Our shared starting point and concern for how academic writing is conceptualised similarly extends to somehow ‘setting the record straight’ when it comes to imaginaries about ‘what academic writing is’ and ‘what makes it academic’. Our views of academic writing may be unsettling for some, but refreshing and hopeful for others. Some may see them as being in opposition to what is currently perceived to be the norm but equally, our views might afford understandings of why the norm is fundamentally flawed: it is this methodological troubling that we would like to explore and discuss with other delegates.  

Although we clearly share similar sensitivities and frustrations about restricted, deficit, exclusionary and reductionist views of academic writing in higher education, we have chosen different theoretical frameworks to answer our respective research questions: Julia sought her answers through her readings on critical realist philosophy because of its emphasis on the complex, relational stratified ontologies of open systems that account for how novel social practices (which include academic writing) can emerge. Critical Realism allowed Julia to highlight how agency, especially collective agencies, can lead to social transformation.
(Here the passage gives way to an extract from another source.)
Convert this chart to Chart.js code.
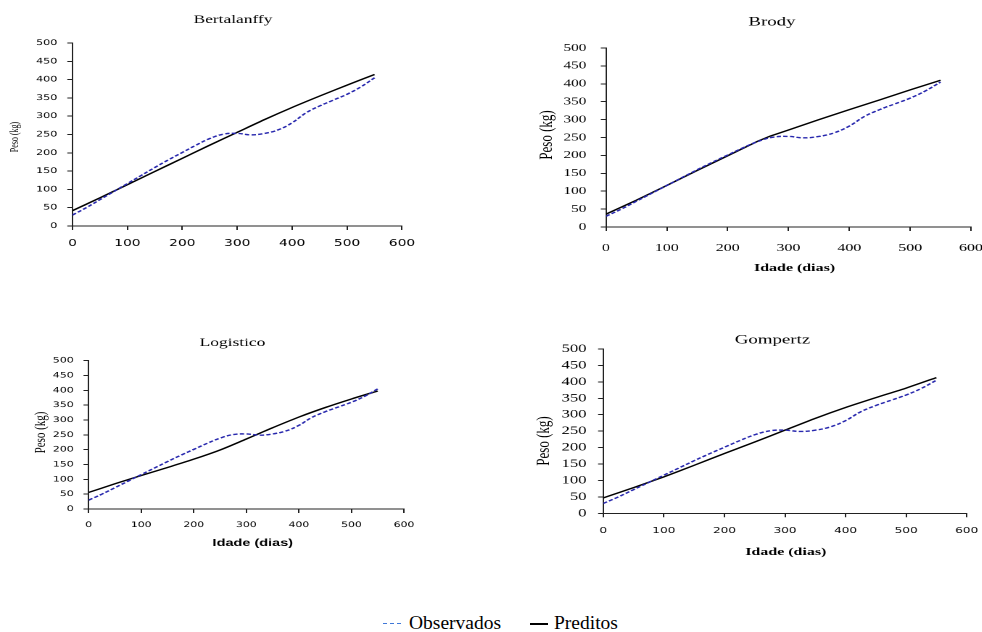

Amanda, on the other hand, mobilised post- quantitative research to explore the ineffable nature of academic writing which persists despite the very utilitarian way it is commonly taught and assessed in HE. 

How our methodological approaches differ and how they can be brought into conversation with each other also has the potential for a fertile and lively debate! 
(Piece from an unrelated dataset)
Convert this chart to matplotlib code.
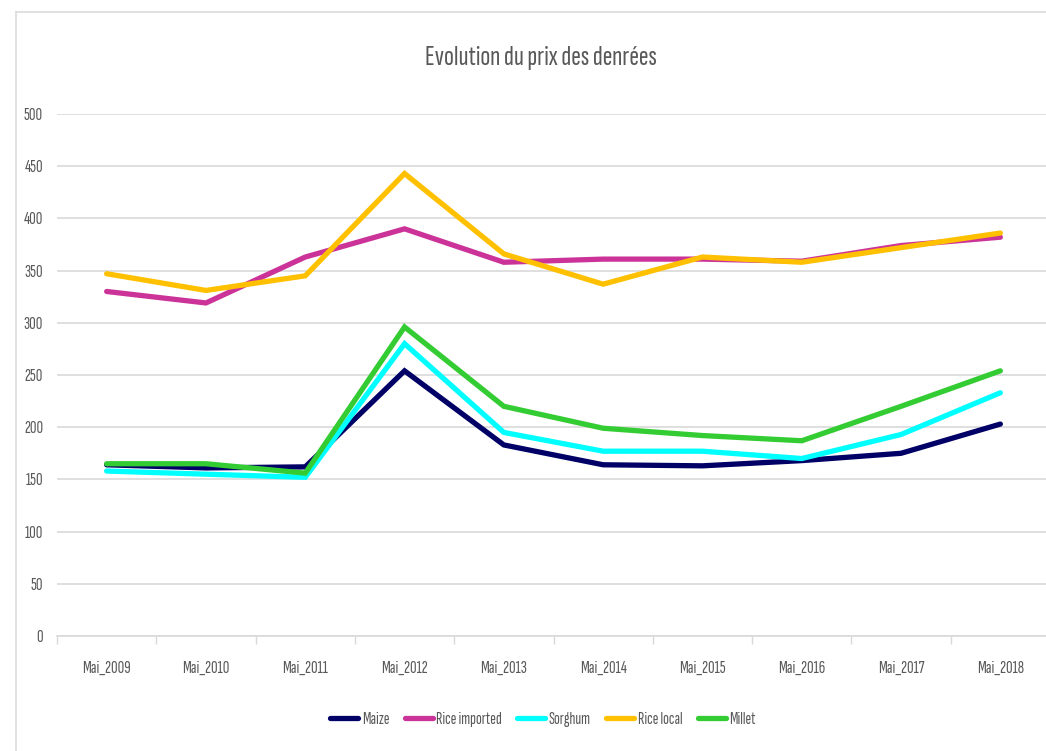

Just working through these different approaches and the rationales for why each researcher mobilised them is in itself generative for any methodological discussion on academic writing in the academy because each approach affords a focus on the ineffable, contested and emergent nature of academic writing practices. This, in turn, allows both researchers to highlight the need for diverse writing pedagogies to emerge, including multimodal and multilingual approaches to texts. For example, where Mandy talks of educating teachers about the complexities and histories of ‘ecologies of literacies’, Julia proposes ‘scholarship and pedagogy as a lever of change’: both suggest that university lecturers, supervisors and academic writing tutors need support if they are going to be the ‘levers of change’ that can foster the progressive, pluralised and democratised writing spaces that we are advocating. It seems to us that it is only through knowledge, collective action and a fertile sociological imagination (Mills) that we develop the confidence to show that things can always be other than they are.  As bell hooks wrote:  

"Educating is a vocation rooted in hopefulness. As teachers we believe that learning is possible, that nothing can keep an open mind from seeking after knowledge and finding a way to know." 

In this spirit of hopefulness and finding a way to know, we seek to not only revolutionise academic writing in higher education but also dismantle the structures that prevent it from changing. How we do this, who does it, what new or existing structures might replace the once we critique and what diverse textual ecologies might emerge from such a ‘revolutionary deconstruction’ are just some of the puzzles we’d like to have a go at piecing together.  

Ultimately, we have found ourselves occupying shared research ground and values when it comes to troubling academic writing in the academy, even though we have approached this interest in different ways. Crucially, however, our research speaks beyond its explicit concern with writing and extends to the deeper ethical, ideological, ontological and epistemological foundations upon which anglophone academic writing practices are founded: issues of power, justice, transformation, colonialism, neoliberalism, knowledge, identity, geography, abilities and capabilities, inclusions and exclusions are at stake in any critique of how academic writing is understood, taught and learnt. These are political concerns. They matter because they both determine and transcend any conceptualisation of and practices around academic writing in higher education. 

With this and more in mind, we look forward to a discussion that is about much more than academic writing!